The Null Device

The war on photography

The practice of street photography, taking spontaneous photographs in public places, is under threat, as photographers find themselves lumped in with the shadowy paedoterrorist hordes who are out to kill us all and molest our children:
In the past year, the photography blogs have buzzed with tales of harassment, even violence. There's the war photographer who dodged bullets abroad only to be beaten up in his own South London backyard by a paranoid parent who (wrongly) thought his child was being photographed. There's the amateur photographer punched prostrate in the London Tube after refusing to give up his film to a stranger; the case of the man in Hull, swooped on by police after taking photographs in a shopping centre. “Any person who appears to be taking photos in a covert manner should expect to be stopped and spoken to by police ...” ran the Humberside force's statement.

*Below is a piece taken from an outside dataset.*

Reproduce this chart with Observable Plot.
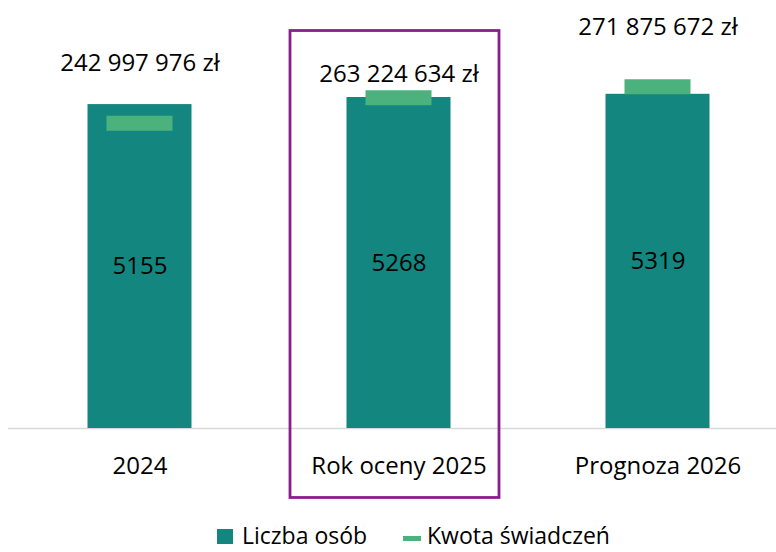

Sophie Howarth is a curator specialising in street photography. She says she's noticed - despite the difficulties - a boom for the art, enabled by technology, and with London at the centre. “In France, traditionally one of the great centres of street photography, the law now says you own the rights to your own image, so street photography's become a dead art. In London there's a growing community of photographers, using digi- tal technology, not just cameras, but blogs, too, to document the city and give each other instant feedback.”
When did the law in France change? Was that one of Sarkozy's neo-Galambosian intellectual-property-maximalist reforms, like pushing for EU-wide copyright term extension?
“I'm not going to belittle the issue of terrorism, but this is paranoia. And unfortunately, since Lady Di and now this link with terrorists, photography's seen by many people as something that's a little ... cheap.”